The light shines in the darkness and the darkness did not seize it. John 1:5
This verse is one of the most important metaphors in the Bible for describing the nature of truth. Truth is like light. It does not coerce anyone to take its point of view; it simply exposes what is real. Jesus says in John 3:19: “Light has come into the world but men loved darkness instead of light because their deeds were evil.” Humans have an existential need for integrity. If we are not living honestly, then we will hide from the light, either by living a double life or insulating our souls behind a wall of cynicism.
1 John 1:5 says “God is light; in him there is no darkness at all.” This explains our spiritual predicament as people who do things we want to hide in the dark. It’s not that God wants to punish us for our mistakes. He’s just absolutely truthful. If we are not truthful, his presence will be torture no matter how loving he is. The reason we need God’s mercy is so that we can live in God’s truth. Without mercy, we will inevitably step back from the light and out of the communion that we were created to enjoy.
The other thing about light is that it doesn’t belong to anybody; no one can control it. That’s where this metaphor has a profoundly evocative meaning. If you try to seize light, all you end up with is a fistful of darkness. We can point to light but we cannot wrap our fingers around it and have any light on the inside of them.
We live in a postmodern world where everyone is trying to control the narrative. The promise of John 1:5 is that nobody can control the narrative ultimately because the light cannot be seized by darkness. The truth will always eventually be revealed.
The institutional church is not always on the side of God’s truth. To the degree it asserts that truth is its own authoritative proclamation rather than the empirical reality of the universe, it is on the side of darkness. Darkness says that truth and power are the same thing. If truth is light, then it does not need to be protected with an iron grip. It’s unsurprising that an institution with an authoritarian understanding of truth would also be defined by protecting its authority figures from the truth when it comes to their sexual sin.

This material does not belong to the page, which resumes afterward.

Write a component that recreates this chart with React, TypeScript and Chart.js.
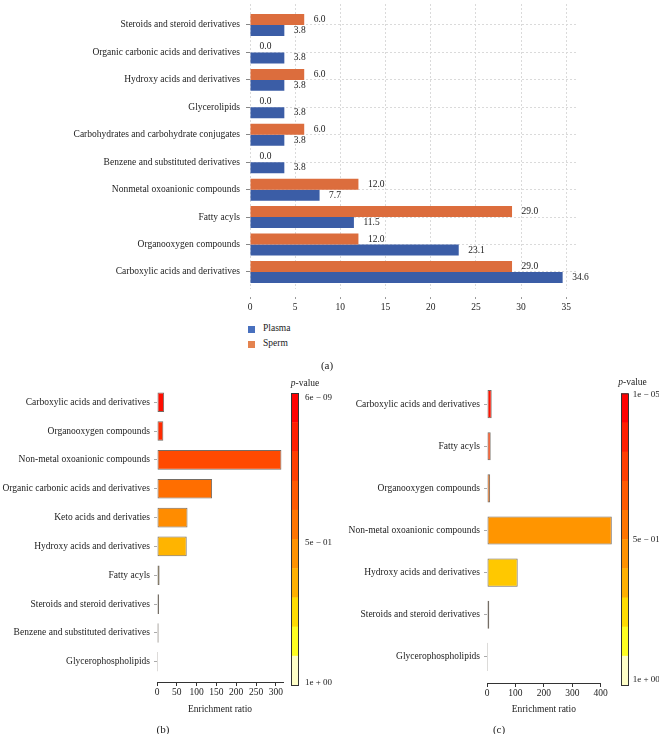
import React, { useEffect, useRef } from "react";
import { Chart, registerables } from "chart.js";
Chart.register(...registerables);

const FONT = "'Liberation Serif', 'Times New Roman', serif";
const TEXT = "#222";
Chart.defaults.font.family = FONT;
Chart.defaults.color = TEXT;

// ---------- (a) ----------
const catsA = [
  "Steroids and steroid derivatives",
  "Organic carbonic acids and derivatives",
  "Hydroxy acids and derivatives",
  "Glycerolipids",
  "Carbohydrates and carbohydrate conjugates",
  "Benzene and substituted derivatives",
  "Nonmetal oxoanionic compounds",
  "Fatty acyls",
  "Organooxygen compounds",
  "Carboxylic acids and derivatives",
];
const plasmaA = [3.8, 3.8, 3.8, 3.8, 3.8, 3.8, 7.7, 11.5, 23.1, 34.6];
const spermA = [6.0, 0.0, 6.0, 0.0, 6.0, 0.0, 12.0, 29.0, 12.0, 29.0];
const ticksA = [0, 5, 10, 15, 20, 25, 30, 35];

// ---------- (b) ----------
const catsB = [
  "Carboxylic acids and derivatives",
  "Organooxygen compounds",
  "Non-metal oxoanionic compounds",
  "Organic carbonic acids and derivatives",
  "Keto acids and derivaties",
  "Hydroxy acids and derivatives",
  "Fatty acyls",
  "Steroids and steroid derivatives",
  "Benzene and substituted derivatives",
  "Glycerophospholipids",
];
const ratioB = [18, 16, 314, 139, 77, 75, 6.5, 5, 4, 2.5];
const colorsB = ["#FF0D00", "#FF2A00", "#FF4A00", "#FF6E00", "#FF8C00", "#FFB400", "#E8C800", "#E8E040", "#F0F0A0", "#FFFFD8"];
const ticksB = [0, 50, 100, 150, 200, 250, 300];
const cbarLabelsB = ["6e \u2212 09", "5e \u2212 01", "1e + 00"];

// ---------- (c) ----------
const catsC = [
  "Carboxylic acids and derivatives",
  "Fatty acyls",
  "Organooxygen compounds",
  "Non-metal oxoanionic compounds",
  "Hydroxy acids and derivatives",
  "Steroids and steroid derivatives",
  "Glycerophospholipids",
];
const ratioC = [16.5, 13, 11, 439, 108, 8, 3.5];
const colorsC = ["#FF1200", "#FF3A00", "#FF6A00", "#FF9500", "#FFC800", "#E8E000", "#FFFFD8"];
const ticksC = [0, 100, 200, 300, 400];
const cbarLabelsC = ["1e \u2212 05", "5e \u2212 01", "1e + 00"];

// colour-bar bands (top = smallest p)
const cbarColors = ["#FF0000", "#FF1E00", "#FF3D00", "#FF5A00", "#FF7500", "#FF9200", "#FFB000", "#FFDC00", "#FFFF20", "#FFFFC8"];

const BLUE = "#3B5DA6";
const ORANGE = "#DC6D3D";

const valueLabelPlugin = {
  id: "valueLabels",
  afterDatasetsDraw(chart: any) {
    const ctx = chart.ctx;
    ctx.save();
    ctx.font = `9.5px ${FONT}`;
    ctx.fillStyle = TEXT;
    ctx.textAlign = "left";
    ctx.textBaseline = "middle";
    chart.data.datasets.forEach((ds: any, di: number) => {
      const meta = chart.getDatasetMeta(di);
      meta.data.forEach((el: any, i: number) => {
        const v = ds.data[i].x;
        ctx.fillText(v.toFixed(1), el.x + 9.5, el.y);
      });
    });
    ctx.restore();
  },
};

function makeColorbar(opts: any) {
  return {
    id: "colorbar",
    afterDraw(chart: any) {
      const ctx = chart.ctx;
      const { x, top, bottom, w, labels, labelX, labelYs, titleX, titleY } = opts;
      const n = cbarColors.length;
      const h = (bottom - top) / n;
      ctx.save();
      cbarColors.forEach((c, i) => {
        ctx.fillStyle = c;
        ctx.fillRect(x, top + i * h, w, h + 0.5);
      });
      ctx.strokeStyle = "#333";
      ctx.lineWidth = 1;
      ctx.strokeRect(x + 0.5, top + 0.5, w, bottom - top);
      ctx.fillStyle = TEXT;
      ctx.font = `9px ${FONT}`;
      ctx.textAlign = "left";
      ctx.textBaseline = "middle";
      labels.forEach((t: string, i: number) => ctx.fillText(t, labelX, labelYs[i]));
      ctx.font = `italic 9.5px ${FONT}`;
      const pw = ctx.measureText("p").width;
      ctx.font = `9.5px ${FONT}`;
      const rw = ctx.measureText("-value").width;
      const sx = titleX - (pw + rw) / 2;
      ctx.font = `italic 9.5px ${FONT}`;
      ctx.fillText("p", sx, titleY);
      ctx.font = `9.5px ${FONT}`;
      ctx.fillText("-value", sx + pw, titleY);
      ctx.restore();
    },
  };
}

function configA(): any {
  return {
    type: "bar",
    data: {
      datasets: [
        { label: "Sperm", data: spermA.map((v, i) => ({ x: v, y: i })), backgroundColor: ORANGE },
        { label: "Plasma", data: plasmaA.map((v, i) => ({ x: v, y: i })), backgroundColor: BLUE },
      ],
    },
    options: {
      indexAxis: "y",
      animation: false,
      responsive: false,
      layout: { padding: { left: 0, right: 81, top: 4, bottom: 0 } },
      plugins: { legend: { display: false }, tooltip: { enabled: false } },
      datasets: { bar: { categoryPercentage: 0.8, barPercentage: 1 } },
      scales: {
        x: {
          type: "linear",
          min: 0,
          max: 36.3,
          afterBuildTicks: (s: any) => { s.ticks = ticksA.map((v) => ({ value: v })); },
          afterFit: (s: any) => { s.height = 31; },
          grid: { color: "#dadada", tickLength: 11, tickColor: "#999", tickBorderDash: [0, 8, 2, 20] },
          border: { display: false, dash: [2, 2] },
          ticks: { font: { size: 9.5 }, padding: 2, color: TEXT },
        },
        y: {
          type: "linear",
          reverse: true,
          offset: false,
          min: -0.765,
          max: 9.62,
          afterBuildTicks: (s: any) => { s.ticks = catsA.map((_, i) => ({ value: i })); },
          afterFit: (s: any) => { s.width = 250; s.paddingTop = 0; s.paddingBottom = 0; },
          grid: { offset: false, color: "#dadada", tickLength: 4, tickColor: "#888" },
          border: { display: false, dash: [2, 2] },
          ticks: { autoSkip: false, font: { size: 9.5 }, padding: 6, color: TEXT, callback: (v: number) => catsA[v] },
        },
      },
    },
    plugins: [valueLabelPlugin],
  };
}

function configEnrich(cats: string[], vals: number[], colors: string[], ticks: number[], xmax: number, ymin: number, ymax: number, yW: number, padR: number, padT: number, xH: number, cbar: any, barPct: number): any {
  return {
    type: "bar",
    data: {
      datasets: [
        {
          data: vals.map((v, i) => ({ x: v, y: i })),
          backgroundColor: colors,
          borderColor: "rgba(70,60,50,0.75)",
          borderWidth: 1,
          borderSkipped: false,
          clip: false,
        },
      ],
    },
    options: {
      indexAxis: "y",
      animation: false,
      responsive: false,
      layout: { padding: { left: 0, right: padR, top: padT, bottom: 0 } },
      plugins: { legend: { display: false }, tooltip: { enabled: false } },
      datasets: { bar: { categoryPercentage: 1, barPercentage: barPct } },
      scales: {
        x: {
          type: "linear",
          min: 0,
          max: xmax,
          afterBuildTicks: (s: any) => { s.ticks = ticks.map((v) => ({ value: v })); },
          afterFit: (s: any) => { s.height = xH; },
          grid: { drawOnChartArea: false, drawTicks: true, tickLength: 4, tickColor: "#333" },
          border: { display: true, color: "#333", width: 1 },
          ticks: { font: { size: 9.5 }, padding: 1, color: TEXT },
          title: { display: true, text: "Enrichment ratio", font: { size: 9.5 }, color: TEXT, padding: { top: 0, bottom: 15 } },
        },
        y: {
          type: "linear",
          reverse: true,
          offset: false,
          min: ymin,
          max: ymax,
          afterBuildTicks: (s: any) => { s.ticks = cats.map((_, i) => ({ value: i })); },
          afterFit: (s: any) => { s.width = yW; s.paddingTop = 0; s.paddingBottom = 0; },
          grid: { offset: false, drawOnChartArea: false, drawTicks: true, tickLength: 3, tickColor: "#aaa" },
          border: { display: false },
          ticks: { autoSkip: false, font: { size: 9.5 }, padding: 4, color: TEXT, callback: (v: number) => cats[v] },
        },
      },
    },
    plugins: [makeColorbar(cbar)],
  };
}

function ChartCanvas({ make, left, top, width, height }: any) {
  const ref = useRef<HTMLCanvasElement>(null);
  useEffect(() => {
    const chart = new Chart(ref.current as HTMLCanvasElement, make());
    return () => chart.destroy();
  }, []);
  return (
    <canvas
      ref={ref}
      width={width}
      height={height}
      style={{ position: "absolute", left, top, width, height }}
    />
  );
}

const txt = (content: any, x: number, y: number, size = 9.5, center = true) => (
  <div
    style={{
      position: "absolute",
      left: x,
      top: y,
      transform: center ? "translate(-50%, -50%)" : "translate(0, -50%)",
      fontFamily: FONT,
      fontSize: size,
      color: TEXT,
      whiteSpace: "nowrap",
      lineHeight: 1,
    }}
  >
    {content}
  </div>
);

export default function App() {
  return (
    <div style={{ position: "absolute", left: 0, top: 0, width: 659, height: 734, background: "#fff", overflow: "hidden" }}>
      <ChartCanvas make={configA} left={0} top={0} width={659} height={320} />
      <ChartCanvas
        make={() =>
          configEnrich(catsB, ratioB, colorsB, ticksB, 318, -0.7, 9.7, 157, 55, 12, 48, {
            x: 291, top: 23, bottom: 315, w: 7,
            labels: cbarLabelsB, labelX: 305, labelYs: [28, 172.7, 313],
            titleX: 305, titleY: 13,
          }, 0.68)
        }
        left={0}
        top={370}
        width={338}
        height={360}
      />
      <ChartCanvas
        make={() =>
          configEnrich(catsC, ratioC, colorsC, ticksC, 400, -0.62, 6.62, 149, 58.3, 8, 47, {
            x: 283, top: 23.3, bottom: 315, w: 7,
            labels: cbarLabelsC, labelX: 294.7, labelYs: [25, 169.3, 310],
            titleX: 294.5, titleY: 12.3,
          }, 0.67)
        }
        left={338}
        top={370}
        width={321}
        height={360}
      />
      <div style={{ position: "absolute", left: 248, top: 325.5, width: 7, height: 7, background: "#4870BE" }} />
      <div style={{ position: "absolute", left: 248, top: 340.5, width: 7, height: 7, background: "#E4834F" }} />
      {txt("Plasma", 263, 329, 9.5, false)}
      {txt("Sperm", 263, 344, 9.5, false)}
      {txt("(a)", 327, 365, 11)}
      {txt("(b)", 163, 729, 11)}
      {txt("(c)", 499, 729, 11)}
    </div>
  );
}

This is not to say that the tradition of the church should be cast aside in every generation’s quest for truth. We should absolutely learn from our tradition rather than trying to reinvent the wheel, but tradition is a resource, not a straight-jacket. If tradition is deployed as a bludgeon, it is being appropriated as institutional power rather than a guide for discovering truth.
Those who really love the truth live with the expectation of being surprised by it. Those who love claiming the mantle of truth really don’t love truth itself but the power they can amass from being its self-proclaimed custodians. We are living in a time when God’s light is exposing the difference between people who actually love power and people who actually love truth. Ultimately, the power of the fascists will be crushed by what seems like the weakest element in the universe: light.